Meta folds a robotics AI startup into its humanoid effort
Meta has acquired Assured Robot Intelligence, or ARI, a startup focused on artificial intelligence for robots, in a move that adds specialized talent and a clearer technical direction to the company’s growing humanoid robotics ambitions. The deal brings ARI’s founders and team into Meta’s Superintelligence Labs, according to the companies’ public statements, and centers on a specific challenge that has become increasingly important across the robotics industry: how to build software capable of controlling general-purpose humanoid machines in complex real-world settings.
Financial terms were not disclosed. But even without a price tag, the strategic logic is easy to see.
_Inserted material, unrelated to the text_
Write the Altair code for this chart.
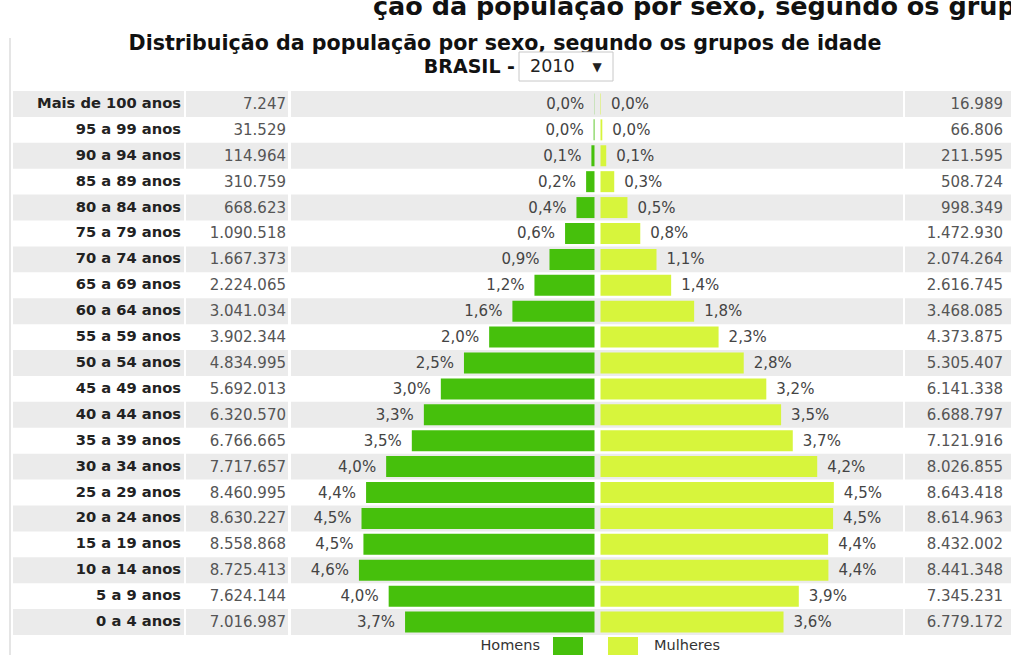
import altair as alt
import pandas as pd

# ---------------- data ----------------
ages = ["Mais de 100 anos", "95 a 99 anos", "90 a 94 anos", "85 a 89 anos",
        "80 a 84 anos", "75 a 79 anos", "70 a 74 anos", "65 a 69 anos",
        "60 a 64 anos", "55 a 59 anos", "50 a 54 anos", "45 a 49 anos",
        "40 a 44 anos", "35 a 39 anos", "30 a 34 anos", "25 a 29 anos",
        "20 a 24 anos", "15 a 19 anos", "10 a 14 anos", "5 a 9 anos", "0 a 4 anos"]
homens = [7247, 31529, 114964, 310759, 668623, 1090518, 1667373, 2224065,
          3041034, 3902344, 4834995, 5692013, 6320570, 6766665, 7717657,
          8460995, 8630227, 8558868, 8725413, 7624144, 7016987]
mulheres = [16989, 66806, 211595, 508724, 998349, 1472930, 2074264, 2616745,
            3468085, 4373875, 5305407, 6141338, 6688797, 7121916, 8026855,
            8643418, 8614963, 8432002, 8441348, 7345231, 6779172]
pct_homens = [0.0, 0.0, 0.1, 0.2, 0.4, 0.6, 0.9, 1.2, 1.6, 2.0, 2.5, 3.0, 3.3,
              3.5, 4.0, 4.4, 4.5, 4.5, 4.6, 4.0, 3.7]
pct_mulheres = [0.0, 0.0, 0.1, 0.3, 0.5, 0.8, 1.1, 1.4, 1.8, 2.3, 2.8, 3.2, 3.5,
                3.7, 4.2, 4.5, 4.5, 4.4, 4.4, 3.9, 3.6]
titulo = "Distribuição da população por sexo, segundo os grupos de idade"
titulo_topo = "ção da população por sexo, segundo os grupos de idade"
local = "BRASIL -"
ano = "2010"

# ---------------- build table ----------------
total = sum(homens) + sum(mulheres)
fmt_n = lambda v: f"{v:,}".replace(",", ".")
fmt_p = lambda p: f"{p:.1f}".replace(".", ",") + "%"
df = pd.DataFrame({
    "age": ages,
    "idx": list(range(len(ages))),
    "h_neg": [-v / total * 100 for v in homens],
    "m_pos": [v / total * 100 for v in mulheres],
    "zero": [0.0] * len(ages),
    "h_txt": [fmt_n(v) for v in homens],
    "m_txt": [fmt_n(v) for v in mulheres],
    "hp_txt": [fmt_p(p) for p in pct_homens],
    "mp_txt": [fmt_p(p) for p in pct_mulheres],
})

GREEN = "#46c00c"
YELLOW = "#d7f53c"
GRAY = "#ebebeb"
FONT = "DejaVu Sans"

W, H = 1011, 544
PX = 51.5          # pixels per percentage point
CENTER = 597.5
xs = alt.Scale(domain=[-CENTER / PX, (W - CENTER) / PX], range=[0, W], nice=False, zero=False)
Y = alt.Y("age:N", sort=ages, scale=alt.Scale(paddingInner=0, paddingOuter=0), axis=None)

base = alt.Chart(df)
striped = base.transform_filter("datum.idx % 2 == 0")

bgs = [
    striped.mark_rect(color=GRAY).encode(y=Y, x=alt.value(x0), x2=alt.value(x1))
    for x0, x1 in [(13, 184), (186, 288), (291, 903), (905, 1011)]
]

men = base.mark_bar(color=GREEN, height=21, xOffset=-3, x2Offset=-3).encode(
    x=alt.X("h_neg:Q", scale=xs, axis=None), x2="zero:Q", y=Y)
women = base.mark_bar(color=YELLOW, height=21, xOffset=3, x2Offset=3).encode(
    x=alt.X("zero:Q", scale=xs, axis=None), x2="m_pos:Q", y=Y)

men_pct = base.mark_text(align="right", dx=-13, font=FONT, fontSize=15, color="#444").encode(
    x=alt.X("h_neg:Q", scale=xs, axis=None), y=Y, text="hp_txt:N")
women_pct = base.mark_text(align="left", dx=13, font=FONT, fontSize=15, color="#444").encode(
    x=alt.X("m_pos:Q", scale=xs, axis=None), y=Y, text="mp_txt:N")

age_lbl = base.mark_text(align="right", font=FONT, fontSize=14.7, fontWeight="bold", color="#222").encode(
    x=alt.value(181), y=Y, text="age:N")
men_n = base.mark_text(align="right", font=FONT, fontSize=15, color="#555").encode(
    x=alt.value(286), y=Y, text="h_txt:N")
women_n = base.mark_text(align="right", font=FONT, fontSize=15, color="#555").encode(
    x=alt.value(1003), y=Y, text="m_txt:N")

one = alt.Chart(pd.DataFrame({"k": [0]}))

border = one.mark_rule(color="#dddddd", strokeWidth=1.5).encode(
    x=alt.value(10), y=alt.value(-53), y2=alt.value(H + 20))

top_txt = one.mark_text(align="left", baseline="alphabetic", font=FONT, fontSize=25.5,
                        fontWeight="bold", color="#111", text=titulo_topo).encode(
    x=alt.value(373), y=alt.value(-76))
title_txt = one.mark_text(align="center", baseline="middle", font=FONT, fontSize=20.6,
                          fontWeight="bold", color="#111", text=titulo).encode(
    x=alt.value(505), y=alt.value(-47))
local_txt = one.mark_text(align="right", baseline="middle", font=FONT, fontSize=19,
                          fontWeight="bold", color="#111", text=local).encode(
    x=alt.value(515), y=alt.value(-24))
box = one.mark_rect(fill="white", stroke="#c8c8c8", strokeWidth=1).encode(
    x=alt.value(519), x2=alt.value(613), y=alt.value(-39), y2=alt.value(-10))
ano_txt = one.mark_text(align="left", baseline="middle", font=FONT, fontSize=17.5,
                        color="#222", text=ano).encode(x=alt.value(530), y=alt.value(-24))
arrow = one.mark_text(align="center", baseline="middle", font=FONT, fontSize=12,
                      color="#222", text="▼").encode(x=alt.value(597), y=alt.value(-24))

leg_h = one.mark_rect(color=GREEN).encode(
    x=alt.value(553), x2=alt.value(583), y=alt.value(H + 2), y2=alt.value(H + 20))
leg_m = one.mark_rect(color=YELLOW).encode(
    x=alt.value(608), x2=alt.value(638), y=alt.value(H + 2), y2=alt.value(H + 20))
leg_h_txt = one.mark_text(align="right", baseline="middle", font=FONT, fontSize=14.5,
                          color="#333", text="Homens").encode(x=alt.value(540), y=alt.value(H + 11))
leg_m_txt = one.mark_text(align="left", baseline="middle", font=FONT, fontSize=14.5,
                          color="#333", text="Mulheres").encode(x=alt.value(654), y=alt.value(H + 11))

chart = alt.layer(
    *bgs, men, women, men_pct, women_pct, age_lbl, men_n, women_n,
    border, top_txt, title_txt, local_txt, box, ano_txt, arrow,
    leg_h, leg_m, leg_h_txt, leg_m_txt,
).properties(
    width=W, height=H,
    autosize=alt.AutoSizeParams(type="none"),
    padding={"left": 0, "top": 91, "right": 0, "bottom": 20},
    background="white",
).configure_view(stroke=None)

chart.save("out.html", embed_options={"renderer": "svg", "actions": False})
Meta has already been building robot hardware and AI internally. What ARI adds is deeper experience in robot control, self-learning systems, and the problem of coordinating a full humanoid body rather than a single narrow function. Those capabilities align with a view that the hardest bottleneck in robotics is no longer simply motors, frames, or sensors. It is the intelligence layer that turns machines into adaptable workers.
Why ARI matters
ARI described its own mission as addressing critical challenges in high-value labor markets. In practice, that points to a long-term goal shared by many large technology companies: creating robots that can handle useful physical work in environments built for humans. Warehouses, industrial sites, logistics hubs, and other labor-intensive settings are the obvious targets, but the broader prize is a general-purpose physical agent that can learn from experience and transfer skills across tasks.
That idea was underscored by ARI co-founder Xiaolong Wang, who said the company had come to believe that building a truly general-purpose physical agent meant aiming for a humanoid form factor and scaling through learning directly from human experience. Meta, in ARI’s telling, has access to the components needed to pursue that vision at larger scale.
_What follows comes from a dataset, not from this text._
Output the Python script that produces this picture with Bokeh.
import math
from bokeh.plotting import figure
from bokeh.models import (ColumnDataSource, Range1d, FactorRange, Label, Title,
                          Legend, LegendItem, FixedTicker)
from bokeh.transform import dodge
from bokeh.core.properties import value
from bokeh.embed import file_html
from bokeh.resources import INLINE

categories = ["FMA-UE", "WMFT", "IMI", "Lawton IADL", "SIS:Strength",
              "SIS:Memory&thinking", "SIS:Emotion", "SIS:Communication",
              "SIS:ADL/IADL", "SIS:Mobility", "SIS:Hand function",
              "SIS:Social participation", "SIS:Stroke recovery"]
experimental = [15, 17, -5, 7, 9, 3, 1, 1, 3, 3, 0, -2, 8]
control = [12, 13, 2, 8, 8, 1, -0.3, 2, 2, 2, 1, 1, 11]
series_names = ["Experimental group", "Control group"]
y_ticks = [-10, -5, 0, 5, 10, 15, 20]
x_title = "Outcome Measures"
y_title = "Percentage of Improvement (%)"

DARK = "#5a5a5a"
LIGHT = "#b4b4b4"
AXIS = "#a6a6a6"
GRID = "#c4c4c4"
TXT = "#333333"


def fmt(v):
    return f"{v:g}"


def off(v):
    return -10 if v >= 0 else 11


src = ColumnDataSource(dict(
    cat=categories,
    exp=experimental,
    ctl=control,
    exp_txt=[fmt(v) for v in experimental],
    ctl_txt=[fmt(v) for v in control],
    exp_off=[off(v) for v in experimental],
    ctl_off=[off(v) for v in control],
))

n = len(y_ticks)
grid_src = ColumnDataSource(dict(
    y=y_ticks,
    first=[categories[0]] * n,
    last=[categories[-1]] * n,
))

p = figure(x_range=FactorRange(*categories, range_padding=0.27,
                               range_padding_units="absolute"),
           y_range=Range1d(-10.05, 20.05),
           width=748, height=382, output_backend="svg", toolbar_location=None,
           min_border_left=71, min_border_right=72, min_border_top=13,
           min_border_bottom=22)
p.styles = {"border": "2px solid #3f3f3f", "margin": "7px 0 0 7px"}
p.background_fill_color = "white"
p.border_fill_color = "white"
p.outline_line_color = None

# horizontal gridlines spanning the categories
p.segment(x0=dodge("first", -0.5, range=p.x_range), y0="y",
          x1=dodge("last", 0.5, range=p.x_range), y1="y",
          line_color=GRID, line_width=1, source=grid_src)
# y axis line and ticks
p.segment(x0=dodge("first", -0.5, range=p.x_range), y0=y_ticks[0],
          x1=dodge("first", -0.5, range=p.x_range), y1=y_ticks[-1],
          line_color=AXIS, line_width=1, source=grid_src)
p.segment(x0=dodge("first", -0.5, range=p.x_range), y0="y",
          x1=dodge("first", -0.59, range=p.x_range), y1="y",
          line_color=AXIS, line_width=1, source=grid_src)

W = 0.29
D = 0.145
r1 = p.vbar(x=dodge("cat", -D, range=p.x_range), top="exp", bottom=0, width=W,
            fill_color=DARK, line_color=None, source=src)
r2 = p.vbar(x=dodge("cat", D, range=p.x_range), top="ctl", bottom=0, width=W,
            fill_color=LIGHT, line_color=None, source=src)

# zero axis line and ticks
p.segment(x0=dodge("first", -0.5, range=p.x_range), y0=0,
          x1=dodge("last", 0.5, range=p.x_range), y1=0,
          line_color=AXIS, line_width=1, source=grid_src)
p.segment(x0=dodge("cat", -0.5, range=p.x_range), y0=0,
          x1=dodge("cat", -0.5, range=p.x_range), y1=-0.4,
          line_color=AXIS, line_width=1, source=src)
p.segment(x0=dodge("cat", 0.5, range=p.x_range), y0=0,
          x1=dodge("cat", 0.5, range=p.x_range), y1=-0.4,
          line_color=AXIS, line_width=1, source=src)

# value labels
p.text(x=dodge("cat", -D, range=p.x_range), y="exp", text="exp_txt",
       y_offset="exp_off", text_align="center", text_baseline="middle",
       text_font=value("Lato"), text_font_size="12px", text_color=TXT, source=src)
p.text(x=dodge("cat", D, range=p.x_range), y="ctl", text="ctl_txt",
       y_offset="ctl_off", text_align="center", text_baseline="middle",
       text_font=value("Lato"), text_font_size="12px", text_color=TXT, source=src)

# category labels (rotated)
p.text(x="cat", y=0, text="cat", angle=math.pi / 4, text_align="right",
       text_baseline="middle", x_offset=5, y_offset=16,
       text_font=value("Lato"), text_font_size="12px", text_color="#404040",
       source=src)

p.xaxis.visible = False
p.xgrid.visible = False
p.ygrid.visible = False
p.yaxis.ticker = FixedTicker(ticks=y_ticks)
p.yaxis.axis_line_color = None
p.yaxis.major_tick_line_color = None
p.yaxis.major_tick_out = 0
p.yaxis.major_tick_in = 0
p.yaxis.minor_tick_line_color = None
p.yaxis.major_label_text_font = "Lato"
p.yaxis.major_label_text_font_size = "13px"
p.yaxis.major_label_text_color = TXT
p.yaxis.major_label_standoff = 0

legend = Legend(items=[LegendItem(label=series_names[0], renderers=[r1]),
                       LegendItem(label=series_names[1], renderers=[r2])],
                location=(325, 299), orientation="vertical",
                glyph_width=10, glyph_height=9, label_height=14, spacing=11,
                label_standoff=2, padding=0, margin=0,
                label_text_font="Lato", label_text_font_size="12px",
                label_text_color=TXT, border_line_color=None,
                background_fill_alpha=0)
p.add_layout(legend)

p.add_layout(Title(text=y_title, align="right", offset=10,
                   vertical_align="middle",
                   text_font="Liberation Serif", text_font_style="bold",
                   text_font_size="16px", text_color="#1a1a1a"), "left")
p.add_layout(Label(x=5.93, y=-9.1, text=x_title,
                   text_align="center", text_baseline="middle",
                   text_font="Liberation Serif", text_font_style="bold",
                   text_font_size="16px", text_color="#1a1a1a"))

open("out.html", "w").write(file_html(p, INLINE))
The wording matters. The industry has spent years proving that robots can perform tightly bounded jobs. What remains unresolved is whether they can acquire flexible, reusable capabilities the way modern AI models have done in language and vision. ARI’s emphasis on self-learning and whole-body control suggests Meta is buying into that next phase rather than just pursuing conventional automation.
Meta’s software-first view of robotics
The acquisition also fits with comments Meta CTO Andrew Bosworth made in 2025, when he said the company’s aim was to create robotics software that other companies could license, drawing a comparison to Google’s Android strategy. That framing is significant because it suggests Meta may not be trying to win solely by manufacturing finished robots under its own brand. Instead, it may want to own the operating layer that other hardware makers depend on.
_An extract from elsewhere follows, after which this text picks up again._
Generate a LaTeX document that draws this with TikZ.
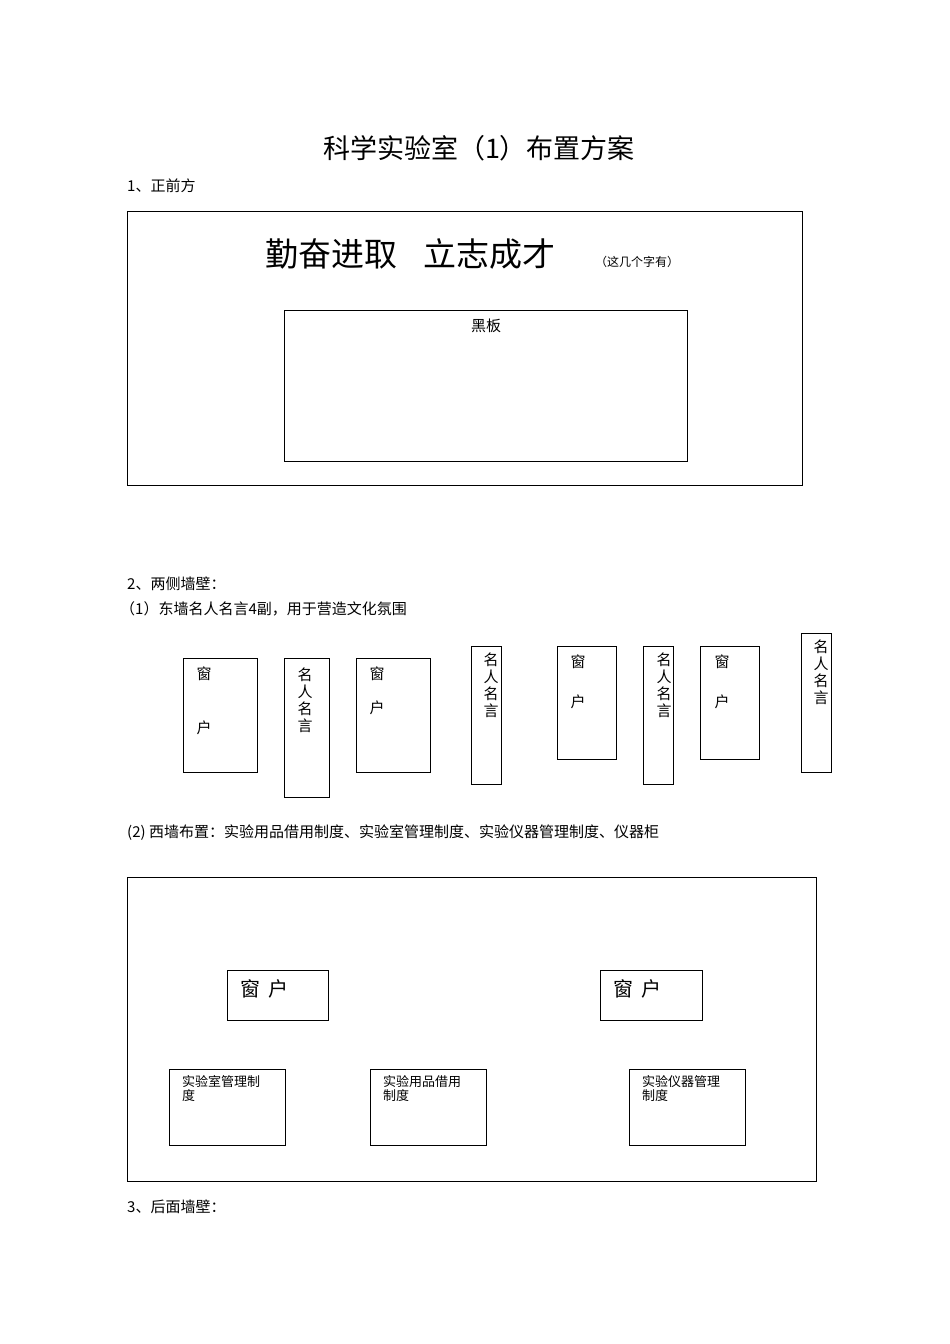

Bosworth said at the time that software was the bottleneck and described a plan that would start with developing software for a dexterous robotic hand before expanding outward. ARI gives Meta additional expertise for that expansion. Moving from hands to full-body humanoid control is not just a matter of adding more joints. It means handling locomotion, balance, manipulation, adaptation, and learning in combination. That is one of the most difficult problems in modern robotics.
If Meta can make progress there, it would strengthen the company’s position in a field that is beginning to look structurally similar to the AI model race: a handful of firms with capital, computing power, data advantages, and elite research teams are trying to define the core platform before the market settles.
A crowded race for humanoid systems
Meta is far from alone. Amazon has been pursuing humanoid robot work, and Tesla has kept pushing its Optimus program. The article also notes that Tesla repurposed production space in Fremont earlier this year from Model S and Model X manufacturing toward Optimus humanoid robots, a sign of how seriously some players are taking the category.
That competition matters because humanoid robotics is no longer being treated as a science-fiction side project. It is becoming a strategic area where companies are making organizational decisions, acquiring talent, and aligning long-term product plans. The common belief appears to be that if robots are going to move through human spaces and use human tools, a humanoid design could offer practical advantages, especially when combined with powerful learning systems.
Still, the sector remains early. The central questions are less about demo videos and more about reliability, cost, training efficiency, and deployment economics. A robot that can perform impressively in a lab but fails under operational pressure will not change industry. Meta’s interest in software and frontier capabilities suggests it understands that the route to scale runs through robust control and learning, not spectacle.
What this acquisition signals
The ARI purchase signals three things at once. First, Meta is accelerating rather than merely experimenting in robotics. Second, it views embodied AI as a serious extension of its broader superintelligence agenda. Third, it appears to believe that software leadership in humanoids could become as valuable as hardware leadership.
Whether that thesis pays off will depend on how well Meta can integrate ARI’s team and convert research into deployable systems. But the direction is clear. In a market where many companies talk about robots in broad terms, Meta has now made a concrete move toward whole-body humanoid intelligence, and it has done so by acquiring a team explicitly focused on the learning and control problems that stand between concept and capability.